Still with me.. and.. confusion!! (not mine)

So the kiddo is still with me. He was "supposed" to go back home last Saturday, but things didn't pull thru for his bio family. This is why they always told me being a foster parent is full of surprises, right? Even more so than the norm. I didn't even find out until 3 days before he was supposed to go back that it was postponed again. It's kind of frustrating because I had made tentative other plans, but I kept them roughly open just in case, and I'm glad I did. So at the last minute we did a change and went to the amusement park for a day, which was fun for both of us, as well as the friends we went with. It was so much fun in fact that we're considering going again this coming weekend.

So now they are telling me he will be gone the first week of June. Again, it's the same situation, both good and bad if he stays and if he goes, so I won't delve into that too much, and it's not set in stone so I'll just find out eventually.
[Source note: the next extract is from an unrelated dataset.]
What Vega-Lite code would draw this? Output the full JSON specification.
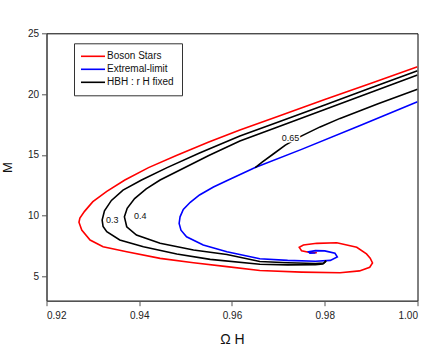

The thing that is hurting me to see the past few days is that he is really starting to notice something is different about him. He hasn't seen his mom in a few weeks since she is trying to get things set up so he can come home.. but in the meantime, I think he is forgetting her. We sit down and call her every night (when feasible) and lately when I say it's time to call mom, he starts with the "no's." I don't know if this is normal no-phase, there have been a lot of them lately, or directly related to calling mom.
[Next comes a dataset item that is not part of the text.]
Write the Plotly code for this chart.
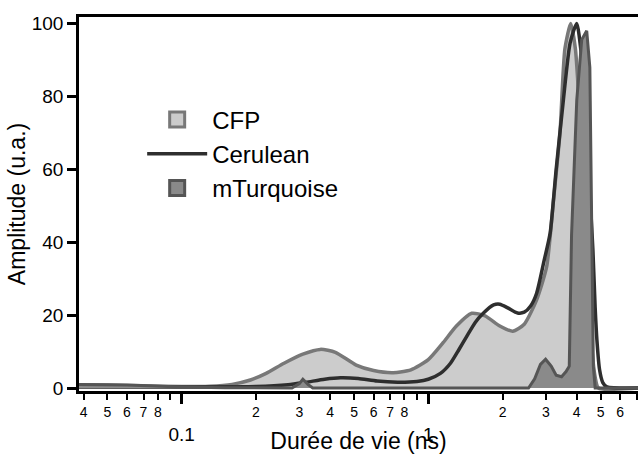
import plotly.graph_objects as go

# Lifetime distributions (ns) and amplitudes (a.u.)
cfp_tau = [0.038, 0.05, 0.07, 0.1, 0.13, 0.16, 0.19, 0.22, 0.26, 0.31, 0.365, 0.42, 0.51, 0.6,
           0.72, 0.85, 1.0, 1.15, 1.3, 1.5, 1.7, 1.95, 2.2, 2.45, 2.75, 3.02, 3.22, 3.42, 3.58,
           3.78, 3.95, 4.15, 4.35, 4.55, 4.75, 4.9, 7.1]
cfp_amp = [0.9, 0.8, 0.6, 0.4, 0.5, 1.0, 2.2, 4.0, 6.8, 9.3, 10.6, 9.8, 6.3, 4.8,
           4.2, 5.0, 7.8, 12.5, 17.0, 20.5, 19.8, 17.0, 15.6, 17.5, 24.2, 33.3, 51.6, 70.0, 93.0,
           100.0, 93.0, 70.0, 40.0, 15.0, 3.0, 0.0, 0.0]

cer_tau = [0.038, 0.1, 0.2, 0.27, 0.32, 0.38, 0.44, 0.52, 0.62, 0.75, 0.9, 1.0, 1.12, 1.23,
           1.33, 1.43, 1.55, 1.67, 1.84, 1.95, 2.1, 2.3, 2.45, 2.6, 2.75, 2.95, 3.12, 3.3, 3.53,
           3.76, 4.0, 4.2, 4.4, 4.55, 4.65, 4.75, 4.83, 4.95, 5.1, 5.3, 7.1]
cer_amp = [0.3, 0.3, 0.4, 0.9, 1.6, 2.4, 2.8, 2.6, 1.9, 1.6, 1.8, 2.4, 4.0, 6.8,
           10.5, 14.1, 18.0, 20.5, 22.8, 23.0, 22.0, 20.6, 20.8, 22.5, 26.0, 35.0, 42.5, 60.0, 79.0,
           94.7, 100.0, 90.0, 75.0, 50.0, 38.0, 22.0, 13.0, 5.0, 1.5, 0.3, 0.0]

mtq_tau = [0.038, 0.06, 0.1, 0.15, 0.28, 0.3, 0.31, 0.325, 0.34, 2.55, 2.7, 2.85, 2.99, 3.15,
           3.3, 3.47, 3.62, 3.73, 3.81, 4.0, 4.19, 4.39, 4.52, 4.6, 4.67, 4.75, 7.1]
mtq_amp = [1.0, 0.8, 0.3, 0.1, 0.0, 1.2, 2.4, 1.0, 0.0, 0.0, 2.5, 6.5, 7.9, 6.0,
           3.5, 3.1, 4.5, 6.0, 42.0, 79.0, 95.6, 98.0, 88.0, 40.0, 6.0, 0.0, 0.0]

series_names = ["CFP", "Cerulean", "mTurquoise"]

# Log-axis tick labels
minor_vals = [0.04, 0.05, 0.06, 0.07, 0.08, 0.09,
              0.2, 0.3, 0.4, 0.5, 0.6, 0.7, 0.8, 0.9,
              2, 3, 4, 5, 6, 7]
minor_text = ["4", "5", "6", "7", "8", "",
              "2", "3", "4", "5", "6", "7", "8", "",
              "2", "3", "4", "5", "6", "7"]
major_vals = [0.1, 1]
major_text = ["0.1", "1"]
y_ticks = [0, 20, 40, 60, 80, 100]

FONT = "Liberation Sans, Arial, sans-serif"
CFP_FILL, CFP_LINE = "#cccccc", "#787878"
CER_LINE = "#2e2e2e"
MTQ_FILL, MTQ_LINE = "#8a8a8a", "#555555"

fig = go.Figure()

fig.add_trace(go.Scatter(
    x=cfp_tau, y=cfp_amp, mode="lines", fill="tozeroy", fillcolor=CFP_FILL,
    line=dict(color=CFP_LINE, width=3.5, shape="spline", smoothing=0.6),
    showlegend=False, hoverinfo="skip"))
fig.add_trace(go.Scatter(
    x=cer_tau, y=cer_amp, mode="lines",
    line=dict(color=CER_LINE, width=3.5, shape="spline", smoothing=0.6),
    showlegend=False, hoverinfo="skip"))
fig.add_trace(go.Scatter(
    x=mtq_tau, y=mtq_amp, mode="lines", fill="tozeroy", fillcolor=MTQ_FILL,
    line=dict(color=MTQ_LINE, width=3),
    showlegend=False, hoverinfo="skip"))

# Legend entries
fig.add_trace(go.Scatter(
    x=[None], y=[None], mode="markers", name=series_names[0], legendgroup="a",
    marker=dict(symbol="square", size=15, color=CFP_FILL, line=dict(color=CFP_LINE, width=3))))
fig.add_trace(go.Scatter(
    x=[None], y=[None], mode="lines", name=series_names[1], legendgroup="b",
    line=dict(color=CER_LINE, width=3.5)))
fig.add_trace(go.Scatter(
    x=[None], y=[None], mode="markers", name=series_names[2], legendgroup="c", xaxis="x2",
    marker=dict(symbol="square", size=15, color=MTQ_FILL, line=dict(color=MTQ_LINE, width=3))))

x_range = [-1.4165, 0.8504]

fig.update_layout(
    width=638, height=454,
    margin=dict(l=79, r=0, t=17, b=63),
    paper_bgcolor="white", plot_bgcolor="white",
    font=dict(family=FONT, color="black"),
    showlegend=True,
    legend=dict(x=0.113, y=0.785, xanchor="left", yanchor="top",
                font=dict(size=24, family=FONT), bgcolor="rgba(0,0,0,0)",
                traceorder="grouped", tracegroupgap=0, itemwidth=60),
    xaxis=dict(
        type="log", range=x_range, tickmode="array", tickvals=minor_vals, ticktext=minor_text,
        ticks="outside", ticklen=6, tickwidth=2, tickcolor="black",
        tickfont=dict(size=14, family=FONT),
        showline=True, linecolor="black", linewidth=2.5, mirror=True,
        showgrid=False, zeroline=False,
        title=dict(text="Durée de vie (ns)", font=dict(size=23, family=FONT), standoff=19),
    ),
    xaxis2=dict(
        type="log", range=x_range, overlaying="x", anchor="y", side="bottom",
        tickmode="array", tickvals=major_vals, ticktext=major_text,
        ticks="outside", ticklen=12, tickwidth=2.5, tickcolor="black",
        tickfont=dict(size=19, family=FONT), ticklabelstandoff=14,
        showline=False, showgrid=False, zeroline=False,
    ),
    yaxis=dict(
        range=[-0.82, 101.8], tickmode="array", tickvals=y_ticks,
        ticks="outside", ticklen=9, tickwidth=2.5, tickcolor="black",
        tickfont=dict(size=19, family=FONT),
        showline=True, linecolor="black", linewidth=2.5,
        showgrid=False, zeroline=False,
        title=dict(text="Amplitude (u.a.)", font=dict(size=23, family=FONT), standoff=0),
    ),
)

fig.write_html("out.html")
What is really amplifying the above though is that he is starting to ask about mom and dad a lot.. in the way 2 year olds do. A couple days ago while we were checking out at the grocery store, he asked the cashier if she was his mom. She didn't look anything like his mom! Since then, he's asked 3 or 4 other people if they are his mom or dad, and on 1 occasion grandpa.

A lot of my free time lately has been figuring out what to do when he leaves. I have definitely decided that I am going to take a break from foster parenting for a while (after my first kid, HA!), and probably go on a massive road trip, mostly alone. I'm thinking this will be good for me to kinda recover and re-assess things that are going on around me. Plus it sounds like fun. :-) I kinda expect that doing it alone, I'll get bored real quickly, but who knows. I am still excited. :-)

So anyway.. that's my update. Until next time!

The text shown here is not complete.